▸ Given data
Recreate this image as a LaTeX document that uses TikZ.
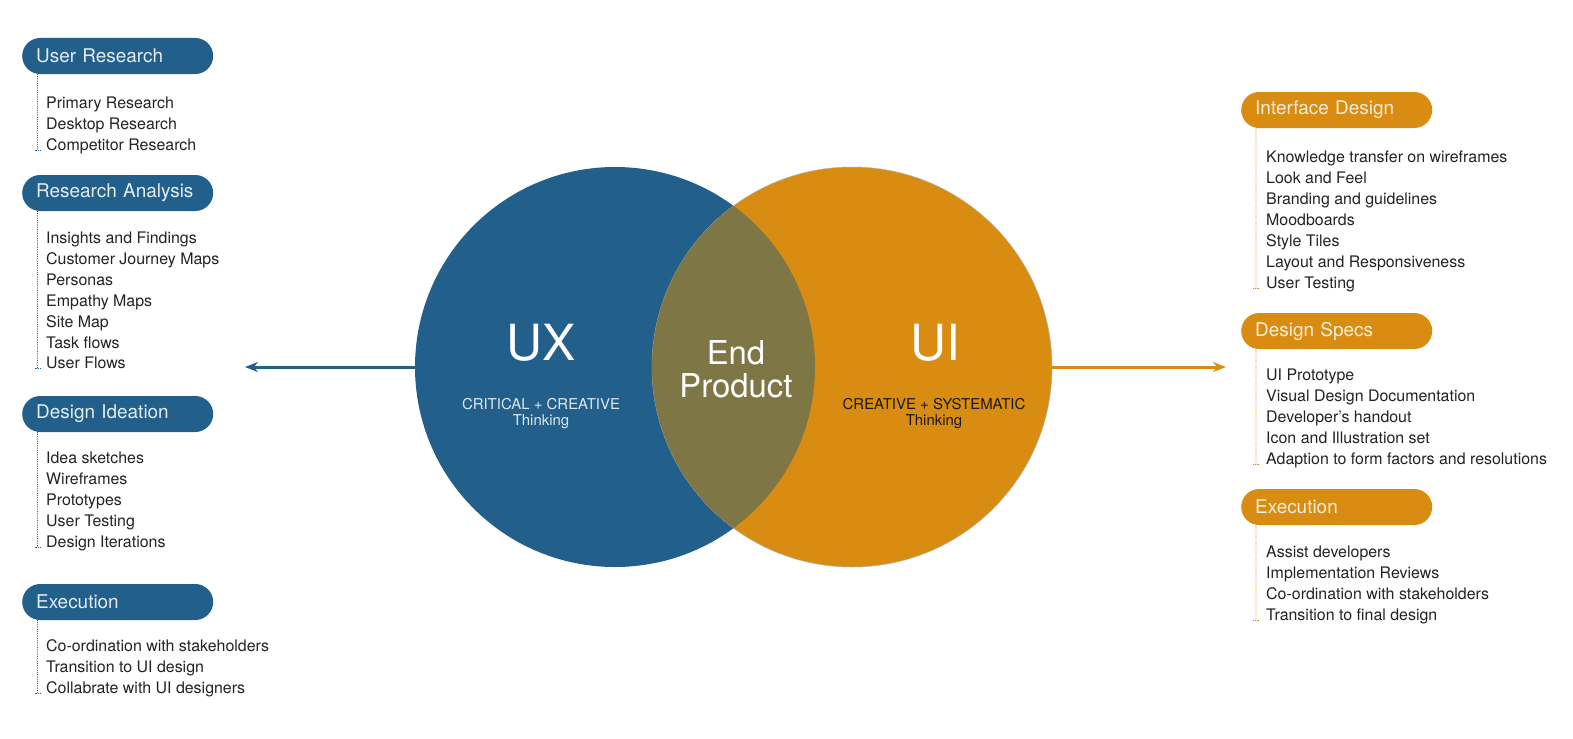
\documentclass[tikz,border=0pt]{standalone}
\usepackage{fontspec}
\setmainfont{TeX Gyre Heros}
\usetikzlibrary{arrows.meta,positioning}
\definecolor{uxblue}{HTML}{22608B}
\definecolor{uiorange}{HTML}{D88C12}
\definecolor{endolive}{HTML}{7F7645}
\definecolor{itemgray}{HTML}{222222}
\tikzstyle{uxpill}=[rectangle,rounded corners=18bp,fill=uxblue,minimum width=191bp,minimum height=36bp,inner xsep=14bp,text width=163bp,align=left,anchor=west,text=white!88!uxblue,font=\fontsize{19}{20}\selectfont]
\tikzstyle{uipill}=[uxpill,fill=uiorange,text=white!85!uiorange]
\tikzstyle{item}=[anchor=base west,inner sep=0pt,text=itemgray,font=\fontsize{16}{18}\selectfont]
\tikzstyle{uxdots}=[draw=uxblue,densely dotted,line width=0.8pt]
\tikzstyle{uidots}=[draw=uiorange,densely dotted,line width=0.8pt]
\tikzstyle{bigarrow}=[line width=3bp,-{Stealth[length=13bp,width=10bp]}]

\begin{document}
\begin{tikzpicture}[x=1bp,y=-1bp]
\useasboundingbox (0,0) rectangle (1573,739);

% Venn circles
\node[circle,fill=uxblue,minimum size=400bp,inner sep=0pt] (ux) at (615,367) {};
\node[circle,fill=uiorange,draw=black!30,line width=0.5pt,minimum size=400bp,inner sep=0pt] (ui) at (852,367) {};
\begin{scope}
  \clip (615,367) circle [radius=200bp];
  \fill[endolive] (852,367) circle [radius=200bp];
\end{scope}

\node[text=white,font=\fontsize{50}{52}\selectfont] (uxlabel) at (541,343) {UX};
\node[text=white,font=\fontsize{50}{52}\selectfont] (uilabel) at (935,343) {UI};
\node[text=white,align=center,font=\fontsize{33}{33}\selectfont] (endlabel) at (736,369) {End\\Product};
\node[text=white!85!uxblue,align=center,font=\fontsize{15}{16}\selectfont] (uxthink) at (541,414) {CRITICAL + CREATIVE\\Thinking};
\node[text=black!90,align=center,font=\fontsize{15}{16}\selectfont] (uithink) at (934,414) {CREATIVE + SYSTEMATIC\\Thinking};

% Arrows
\coordinate (uxend) at (245,367);
\coordinate (uiend) at (1226,367);
\draw[bigarrow,uxblue] (ux.west) -- (uxend);
\draw[bigarrow,uiorange] (ui.east) -- (uiend);

% UX side
\foreach \pos/\name/\label in {{(22,56)/userres/User Research},{(22,193)/resana/Research Analysis},{(22,414)/ideation/Design Ideation},{(22,602)/uxexec/Execution}}
    \node[uxpill] (\name) at \pos {\label};

\foreach \y/\name/\label in {108/ur1/Primary Research, 129/ur2/Desktop Research, 150/ur3/Competitor Research,
    243/ra1/Insights and Findings, 264/ra2/Customer Journey Maps, 285/ra3/Personas, 306/ra4/Empathy Maps, 327/ra5/Site Map, 348/ra6/Task flows, 368/ra7/User Flows,
    463/di1/Idea sketches, 484/di2/Wireframes, 505/di3/Prototypes, 526/di4/User Testing, 547/di5/Design Iterations,
    651/ue1/Co-ordination with stakeholders, 672/ue2/Transition to UI design, 693/ue3/Collabrate with UI designers}
    \node[item] (\name) at (46,\y) {\label};

\foreach \pill/\last in {userres/ur3, resana/ra7, ideation/di5, uxexec/ue3}
  {
    \coordinate (\pill-end) at (37.5,0 |- \last.base);
    \draw[uxdots] ([xshift=15.5bp]\pill.south west) -- (\pill-end);
    \draw[uxdots] ([xshift=-3bp]\pill-end) -- ([xshift=3bp]\pill-end);
  }

% UI side
\foreach \pos/\name/\label in {{(1241,110)/interface/Interface Design},{(1241,331)/specs/Design Specs},{(1241,507)/uiexec/Execution}}
    \node[uipill] (\name) at \pos {\label};

\foreach \y/\name/\label in {162/id1/Knowledge transfer on wireframes, 183/id2/Look and Feel, 204/id3/Branding and guidelines, 225/id4/Moodboards, 246/id5/Style Tiles, 267/id6/Layout and Responsiveness, 288/id7/User Testing,
    380/ds1/UI Prototype, 401/ds2/Visual Design Documentation, 422/ds3/Developer’s handout, 443/ds4/Icon and Illustration set, 464/ds5/Adaption to form factors and resolutions,
    557/ie1/Assist developers, 578/ie2/Implementation Reviews, 599/ie3/Co-ordination with stakeholders, 620/ie4/Transition to final design}
    \node[item] (\name) at (1266,\y) {\label};

\foreach \pill/\last in {interface/id7, specs/ds5, uiexec/ie4}
  {
    \coordinate (\pill-end) at (1256,0 |- \last.base);
    \draw[uidots] ([xshift=15bp]\pill.south west) -- (\pill-end);
    \draw[uidots] ([xshift=-3bp]\pill-end) -- ([xshift=3bp]\pill-end);
  }

\end{tikzpicture}
\end{document}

▸ Description of the task
Output an exact copy of the material, with the pictures removed.

▸ Exercise answer
Recreate this image as a LaTeX document that uses TikZ.
\documentclass[tikz,border=0pt]{standalone}
\usepackage{fontspec}
\setmainfont{TeX Gyre Heros}
\usetikzlibrary{arrows.meta,positioning}
\definecolor{uxblue}{HTML}{22608B}
\definecolor{uiorange}{HTML}{D88C12}
\definecolor{endolive}{HTML}{7F7645}
\definecolor{itemgray}{HTML}{222222}
\tikzstyle{uxpill}=[rectangle,rounded corners=18bp,fill=uxblue,minimum width=191bp,minimum height=36bp,inner xsep=14bp,text width=163bp,align=left,anchor=west,text=white!88!uxblue,font=\fontsize{19}{20}\selectfont]
\tikzstyle{uipill}=[uxpill,fill=uiorange,text=white!85!uiorange]
\tikzstyle{item}=[anchor=base west,inner sep=0pt,text=itemgray,font=\fontsize{16}{18}\selectfont]
\tikzstyle{uxdots}=[draw=uxblue,densely dotted,line width=0.8pt]
\tikzstyle{uidots}=[draw=uiorange,densely dotted,line width=0.8pt]
\tikzstyle{bigarrow}=[line width=3bp,-{Stealth[length=13bp,width=10bp]}]

\begin{document}
\begin{tikzpicture}[x=1bp,y=-1bp]
\useasboundingbox (0,0) rectangle (1573,739);

% Venn circles
\node[circle,fill=uxblue,minimum size=400bp,inner sep=0pt] (ux) at (615,367) {};
\node[circle,fill=uiorange,draw=black!30,line width=0.5pt,minimum size=400bp,inner sep=0pt] (ui) at (852,367) {};
\begin{scope}
  \clip (615,367) circle [radius=200bp];
  \fill[endolive] (852,367) circle [radius=200bp];
\end{scope}

\node[text=white,font=\fontsize{50}{52}\selectfont] (uxlabel) at (541,343) {UX};
\node[text=white,font=\fontsize{50}{52}\selectfont] (uilabel) at (935,343) {UI};
\node[text=white,align=center,font=\fontsize{33}{33}\selectfont] (endlabel) at (736,369) {End\\Product};
\node[text=white!85!uxblue,align=center,font=\fontsize{15}{16}\selectfont] (uxthink) at (541,414) {CRITICAL + CREATIVE\\Thinking};
\node[text=black!90,align=center,font=\fontsize{15}{16}\selectfont] (uithink) at (934,414) {CREATIVE + SYSTEMATIC\\Thinking};

% Arrows
\coordinate (uxend) at (245,367);
\coordinate (uiend) at (1226,367);
\draw[bigarrow,uxblue] (ux.west) -- (uxend);
\draw[bigarrow,uiorange] (ui.east) -- (uiend);

% UX side
\foreach \pos/\name/\label in {{(22,56)/userres/User Research},{(22,193)/resana/Research Analysis},{(22,414)/ideation/Design Ideation},{(22,602)/uxexec/Execution}}
    \node[uxpill] (\name) at \pos {\label};

\foreach \y/\name/\label in {108/ur1/Primary Research, 129/ur2/Desktop Research, 150/ur3/Competitor Research,
    243/ra1/Insights and Findings, 264/ra2/Customer Journey Maps, 285/ra3/Personas, 306/ra4/Empathy Maps, 327/ra5/Site Map, 348/ra6/Task flows, 368/ra7/User Flows,
    463/di1/Idea sketches, 484/di2/Wireframes, 505/di3/Prototypes, 526/di4/User Testing, 547/di5/Design Iterations,
    651/ue1/Co-ordination with stakeholders, 672/ue2/Transition to UI design, 693/ue3/Collabrate with UI designers}
    \node[item] (\name) at (46,\y) {\label};

\foreach \pill/\last in {userres/ur3, resana/ra7, ideation/di5, uxexec/ue3}
  {
    \coordinate (\pill-end) at (37.5,0 |- \last.base);
    \draw[uxdots] ([xshift=15.5bp]\pill.south west) -- (\pill-end);
    \draw[uxdots] ([xshift=-3bp]\pill-end) -- ([xshift=3bp]\pill-end);
  }

% UI side
\foreach \pos/\name/\label in {{(1241,110)/interface/Interface Design},{(1241,331)/specs/Design Specs},{(1241,507)/uiexec/Execution}}
    \node[uipill] (\name) at \pos {\label};

\foreach \y/\name/\label in {162/id1/Knowledge transfer on wireframes, 183/id2/Look and Feel, 204/id3/Branding and guidelines, 225/id4/Moodboards, 246/id5/Style Tiles, 267/id6/Layout and Responsiveness, 288/id7/User Testing,
    380/ds1/UI Prototype, 401/ds2/Visual Design Documentation, 422/ds3/Developer’s handout, 443/ds4/Icon and Illustration set, 464/ds5/Adaption to form factors and resolutions,
    557/ie1/Assist developers, 578/ie2/Implementation Reviews, 599/ie3/Co-ordination with stakeholders, 620/ie4/Transition to final design}
    \node[item] (\name) at (1266,\y) {\label};

\foreach \pill/\last in {interface/id7, specs/ds5, uiexec/ie4}
  {
    \coordinate (\pill-end) at (1256,0 |- \last.base);
    \draw[uidots] ([xshift=15bp]\pill.south west) -- (\pill-end);
    \draw[uidots] ([xshift=-3bp]\pill-end) -- ([xshift=3bp]\pill-end);
  }

\end{tikzpicture}
\end{document}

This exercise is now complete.